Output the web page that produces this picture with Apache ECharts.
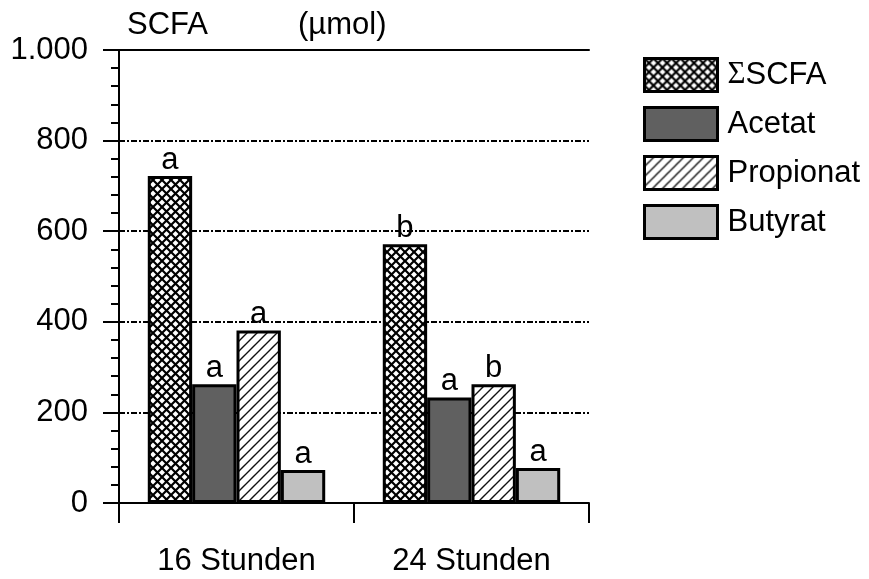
<!DOCTYPE html>
<html><head><meta charset="utf-8">
<script src="https://cdn.jsdelivr.net/npm/echarts@6/dist/echarts.min.js"></script>
<style>html,body{margin:0;padding:0;background:#fff}#c{width:869px;height:579px}</style>
</head><body><div id="c"></div>
<script>
const categories = ['16 Stunden', '24 Stunden'];
const seriesNames = ['ΣSCFA', 'Acetat', 'Propionat', 'Butyrat'];
const sumScfa = [722, 571];
const acetat = [262, 233];
const propionat = [381, 262];
const butyrat = [73, 77];
const sumLetters = ['a', 'b'];
const acetatLetters = ['a', 'a'];
const propionatLetters = ['a', 'b'];
const butyratLetters = ['a', 'a'];
const yMin = 0, yMax = 1000, yStep = 200;

const FONT = 'Liberation Sans, Arial, sans-serif';
const FS = 31;

function crossHatch() {
  const s = 9, c = document.createElement('canvas');
  c.width = s; c.height = s;
  const g = c.getContext('2d');
  g.fillStyle = '#fff'; g.fillRect(0, 0, s, s);
  g.strokeStyle = '#000'; g.lineWidth = 2.2;
  g.beginPath();
  g.moveTo(-1, -1); g.lineTo(s + 1, s + 1);
  g.moveTo(-1, s + 1); g.lineTo(s + 1, -1);
  g.stroke();
  return c;
}
function diagHatch() {
  const s = 10, c = document.createElement('canvas');
  c.width = s; c.height = s;
  const g = c.getContext('2d');
  g.fillStyle = '#fff'; g.fillRect(0, 0, s, s);
  g.strokeStyle = '#111'; g.lineWidth = 1.4;
  g.beginPath();
  g.moveTo(-1, s + 1); g.lineTo(s + 1, -1);
  g.moveTo(-1, 1); g.lineTo(1, -1);
  g.moveTo(s - 1, s + 1); g.lineTo(s + 1, s - 1);
  g.stroke();
  return c;
}

const fills = [
  { image: crossHatch(), repeat: 'repeat' },
  '#606060',
  { image: diagHatch(), repeat: 'repeat' },
  '#c0c0c0'
];
const values = [sumScfa, acetat, propionat, butyrat];
const letters = [sumLetters, acetatLetters, propionatLetters, butyratLetters];

const chart = echarts.init(document.getElementById('c'), null, { renderer: 'canvas' });

const series = seriesNames.map((name, i) => ({
  name: name,
  type: 'bar',
  data: values[i],
  barGap: 0,
  barCategoryGap: '24.5%',
  itemStyle: { color: fills[i], borderColor: '#000', borderWidth: 3 },
  label: {
    show: true, position: 'top', distance: 0,
    fontSize: FS, fontFamily: FONT, color: '#000',
    formatter: p => letters[i][p.dataIndex]
  }
}));

chart.setOption({
  animation: false,
  backgroundColor: '#fff',
  title: [
    { text: 'SCFA', left: 127, top: 10, padding: 0, textStyle: { fontSize: FS, fontWeight: 'normal', fontFamily: FONT, color: '#000' } },
    { text: '(µmol)', left: 298, top: 10, padding: 0, textStyle: { fontSize: FS, fontWeight: 'normal', fontFamily: FONT, color: '#000' } }
  ],
  legend: {
    orient: 'vertical', left: 638, top: 52,
    itemWidth: 73, itemHeight: 33, itemGap: 13,
    icon: 'rect',
    itemStyle: { borderColor: '#000', borderWidth: 3 },
    textStyle: { fontSize: FS, fontFamily: FONT, color: '#000', padding: [0, 0, 0, 5],
      rich: { s: { fontSize: FS, fontFamily: 'Liberation Serif, serif', color: '#000' } } },
    formatter: n => n === 'ΣSCFA' ? '{s|Σ}SCFA' : n,
    data: seriesNames
  },
  grid: { left: 119, right: 280, top: 50, bottom: 76, containLabel: false },
  xAxis: [{
    type: 'category', data: categories, position: 'bottom',
    axisLine: { lineStyle: { color: '#000', width: 2 } },
    axisTick: { show: true, length: 20, alignWithLabel: false, lineStyle: { color: '#000', width: 2 } },
    axisLabel: { fontSize: FS, fontFamily: FONT, color: '#000', margin: 43 },
    splitLine: { show: false }
  }, {
    type: 'category', data: categories, position: 'top',
    axisLine: { lineStyle: { color: '#000', width: 2 } },
    axisTick: { show: false }, axisLabel: { show: false }, splitLine: { show: false }
  }],
  yAxis: {
    type: 'value', min: yMin, max: yMax, interval: yStep,
    axisLine: { show: true, lineStyle: { color: '#000', width: 2 } },
    axisTick: { show: true, length: 16, lineStyle: { color: '#000', width: 2 } },
    minorTick: { show: true, splitNumber: 5, length: 8, lineStyle: { color: '#000', width: 2 } },
    axisLabel: { fontSize: FS, fontFamily: FONT, color: '#000', margin: 31,
      formatter: v => String(v).replace(/\B(?=(\d{3})+(?!\d))/g, '.') },
    splitLine: { show: true, lineStyle: { color: '#000', width: 2, type: [6, 2, 2, 2] } }
  },
  series: series
});
</script>
</body></html>
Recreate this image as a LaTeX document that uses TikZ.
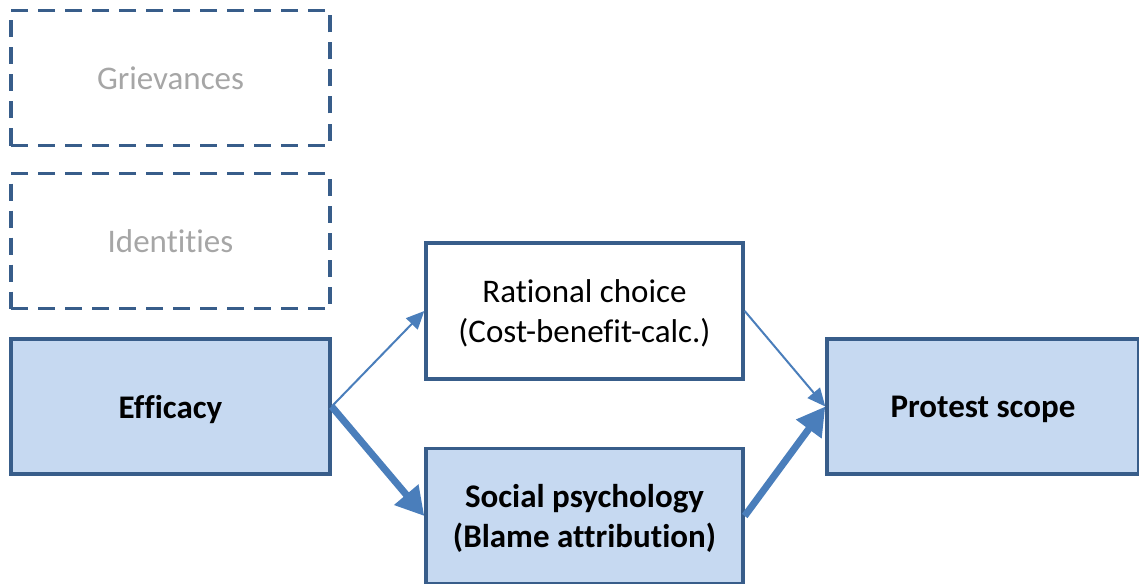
\documentclass[tikz,border=0pt]{standalone}
\usepackage{fontspec}
\setmainfont{Carlito}[Ligatures=NoCommon]
\usetikzlibrary{arrows.meta}
\definecolor{bordc}{HTML}{385D8A}
\definecolor{fillc}{HTML}{C6D9F1}
\definecolor{arrc}{HTML}{4A7EBB}
\definecolor{grayt}{HTML}{A6A6A6}
\tikzset{
  box/.style={draw=bordc, line width=3.4pt, rectangle, align=center,
    font=\fontsize{33}{40}\selectfont, inner sep=0pt, text depth=0pt},
  dbox/.style={box, dash pattern=on 17pt off 10pt, text=grayt,
    minimum width=319pt, minimum height=135pt},
  fbox/.style={box, fill=fillc, font=\fontsize{33}{40}\selectfont\bfseries},
  thinarr/.style={draw=arrc, line width=2pt,
    -{Triangle[length=18pt,width=16pt]}},
  thickarr/.style={draw=arrc, line width=7pt,
    -{Triangle[length=28pt,width=30pt]}}
}
\begin{document}
\begin{tikzpicture}[x=1pt,y=-1pt]
\useasboundingbox (0,0) rectangle (1139,583);
\clip (0,0) rectangle (1139,583);
\node[dbox] (griev) at (170.5,78) {Grievances};
\node[dbox] (ident) at (170.5,241) {Identities};
\node[fbox, minimum width=319pt, minimum height=135pt] (eff) at (170.5,406.5) {Efficacy};
\node[box, fill=white, minimum width=317pt, minimum height=136pt] (rat) at (584.5,311) {Rational choice\\(Cost-benefit-calc.)};
\node[fbox, minimum width=317pt, minimum height=135pt] (soc) at (584.5,516) {Social psychology\\(Blame attribution)};
\node[fbox, minimum width=312pt, minimum height=135pt] (prot) at (983,406.5) {Protest scope};
\draw[thinarr] (eff.east) -- (rat.west);
\draw[thickarr] (eff.east) -- (soc.west);
\draw[thinarr] (rat.east) -- (prot.west);
\draw[thickarr] (soc.east) -- (prot.west);
\end{tikzpicture}
\end{document}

▬▬▬

## WORK TO COMPLETE
Without the pictures, restate all of the entries above verbatim.

## THE COMPLETED TASK
Output the web page that produces this picture with Apache ECharts.
<!DOCTYPE html>
<html><head><meta charset="utf-8">
<script src="https://cdn.jsdelivr.net/npm/echarts@6/dist/echarts.min.js"></script>
<style>html,body{margin:0;padding:0;background:#fff}#c{width:869px;height:579px}</style>
</head><body><div id="c"></div>
<script>
const categories = ['16 Stunden', '24 Stunden'];
const seriesNames = ['ΣSCFA', 'Acetat', 'Propionat', 'Butyrat'];
const sumScfa = [722, 571];
const acetat = [262, 233];
const propionat = [381, 262];
const butyrat = [73, 77];
const sumLetters = ['a', 'b'];
const acetatLetters = ['a', 'a'];
const propionatLetters = ['a', 'b'];
const butyratLetters = ['a', 'a'];
const yMin = 0, yMax = 1000, yStep = 200;

const FONT = 'Liberation Sans, Arial, sans-serif';
const FS = 31;

function crossHatch() {
  const s = 9, c = document.createElement('canvas');
  c.width = s; c.height = s;
  const g = c.getContext('2d');
  g.fillStyle = '#fff'; g.fillRect(0, 0, s, s);
  g.strokeStyle = '#000'; g.lineWidth = 2.2;
  g.beginPath();
  g.moveTo(-1, -1); g.lineTo(s + 1, s + 1);
  g.moveTo(-1, s + 1); g.lineTo(s + 1, -1);
  g.stroke();
  return c;
}
function diagHatch() {
  const s = 10, c = document.createElement('canvas');
  c.width = s; c.height = s;
  const g = c.getContext('2d');
  g.fillStyle = '#fff'; g.fillRect(0, 0, s, s);
  g.strokeStyle = '#111'; g.lineWidth = 1.4;
  g.beginPath();
  g.moveTo(-1, s + 1); g.lineTo(s + 1, -1);
  g.moveTo(-1, 1); g.lineTo(1, -1);
  g.moveTo(s - 1, s + 1); g.lineTo(s + 1, s - 1);
  g.stroke();
  return c;
}

const fills = [
  { image: crossHatch(), repeat: 'repeat' },
  '#606060',
  { image: diagHatch(), repeat: 'repeat' },
  '#c0c0c0'
];
const values = [sumScfa, acetat, propionat, butyrat];
const letters = [sumLetters, acetatLetters, propionatLetters, butyratLetters];

const chart = echarts.init(document.getElementById('c'), null, { renderer: 'canvas' });

const series = seriesNames.map((name, i) => ({
  name: name,
  type: 'bar',
  data: values[i],
  barGap: 0,
  barCategoryGap: '24.5%',
  itemStyle: { color: fills[i], borderColor: '#000', borderWidth: 3 },
  label: {
    show: true, position: 'top', distance: 0,
    fontSize: FS, fontFamily: FONT, color: '#000',
    formatter: p => letters[i][p.dataIndex]
  }
}));

chart.setOption({
  animation: false,
  backgroundColor: '#fff',
  title: [
    { text: 'SCFA', left: 127, top: 10, padding: 0, textStyle: { fontSize: FS, fontWeight: 'normal', fontFamily: FONT, color: '#000' } },
    { text: '(µmol)', left: 298, top: 10, padding: 0, textStyle: { fontSize: FS, fontWeight: 'normal', fontFamily: FONT, color: '#000' } }
  ],
  legend: {
    orient: 'vertical', left: 638, top: 52,
    itemWidth: 73, itemHeight: 33, itemGap: 13,
    icon: 'rect',
    itemStyle: { borderColor: '#000', borderWidth: 3 },
    textStyle: { fontSize: FS, fontFamily: FONT, color: '#000', padding: [0, 0, 0, 5],
      rich: { s: { fontSize: FS, fontFamily: 'Liberation Serif, serif', color: '#000' } } },
    formatter: n => n === 'ΣSCFA' ? '{s|Σ}SCFA' : n,
    data: seriesNames
  },
  grid: { left: 119, right: 280, top: 50, bottom: 76, containLabel: false },
  xAxis: [{
    type: 'category', data: categories, position: 'bottom',
    axisLine: { lineStyle: { color: '#000', width: 2 } },
    axisTick: { show: true, length: 20, alignWithLabel: false, lineStyle: { color: '#000', width: 2 } },
    axisLabel: { fontSize: FS, fontFamily: FONT, color: '#000', margin: 43 },
    splitLine: { show: false }
  }, {
    type: 'category', data: categories, position: 'top',
    axisLine: { lineStyle: { color: '#000', width: 2 } },
    axisTick: { show: false }, axisLabel: { show: false }, splitLine: { show: false }
  }],
  yAxis: {
    type: 'value', min: yMin, max: yMax, interval: yStep,
    axisLine: { show: true, lineStyle: { color: '#000', width: 2 } },
    axisTick: { show: true, length: 16, lineStyle: { color: '#000', width: 2 } },
    minorTick: { show: true, splitNumber: 5, length: 8, lineStyle: { color: '#000', width: 2 } },
    axisLabel: { fontSize: FS, fontFamily: FONT, color: '#000', margin: 31,
      formatter: v => String(v).replace(/\B(?=(\d{3})+(?!\d))/g, '.') },
    splitLine: { show: true, lineStyle: { color: '#000', width: 2, type: [6, 2, 2, 2] } }
  },
  series: series
});
</script>
</body></html>
Recreate this image as a LaTeX document that uses TikZ.
\documentclass[tikz,border=0pt]{standalone}
\usepackage{fontspec}
\setmainfont{Carlito}[Ligatures=NoCommon]
\usetikzlibrary{arrows.meta}
\definecolor{bordc}{HTML}{385D8A}
\definecolor{fillc}{HTML}{C6D9F1}
\definecolor{arrc}{HTML}{4A7EBB}
\definecolor{grayt}{HTML}{A6A6A6}
\tikzset{
  box/.style={draw=bordc, line width=3.4pt, rectangle, align=center,
    font=\fontsize{33}{40}\selectfont, inner sep=0pt, text depth=0pt},
  dbox/.style={box, dash pattern=on 17pt off 10pt, text=grayt,
    minimum width=319pt, minimum height=135pt},
  fbox/.style={box, fill=fillc, font=\fontsize{33}{40}\selectfont\bfseries},
  thinarr/.style={draw=arrc, line width=2pt,
    -{Triangle[length=18pt,width=16pt]}},
  thickarr/.style={draw=arrc, line width=7pt,
    -{Triangle[length=28pt,width=30pt]}}
}
\begin{document}
\begin{tikzpicture}[x=1pt,y=-1pt]
\useasboundingbox (0,0) rectangle (1139,583);
\clip (0,0) rectangle (1139,583);
\node[dbox] (griev) at (170.5,78) {Grievances};
\node[dbox] (ident) at (170.5,241) {Identities};
\node[fbox, minimum width=319pt, minimum height=135pt] (eff) at (170.5,406.5) {Efficacy};
\node[box, fill=white, minimum width=317pt, minimum height=136pt] (rat) at (584.5,311) {Rational choice\\(Cost-benefit-calc.)};
\node[fbox, minimum width=317pt, minimum height=135pt] (soc) at (584.5,516) {Social psychology\\(Blame attribution)};
\node[fbox, minimum width=312pt, minimum height=135pt] (prot) at (983,406.5) {Protest scope};
\draw[thinarr] (eff.east) -- (rat.west);
\draw[thickarr] (eff.east) -- (soc.west);
\draw[thinarr] (rat.east) -- (prot.west);
\draw[thickarr] (soc.east) -- (prot.west);
\end{tikzpicture}
\end{document}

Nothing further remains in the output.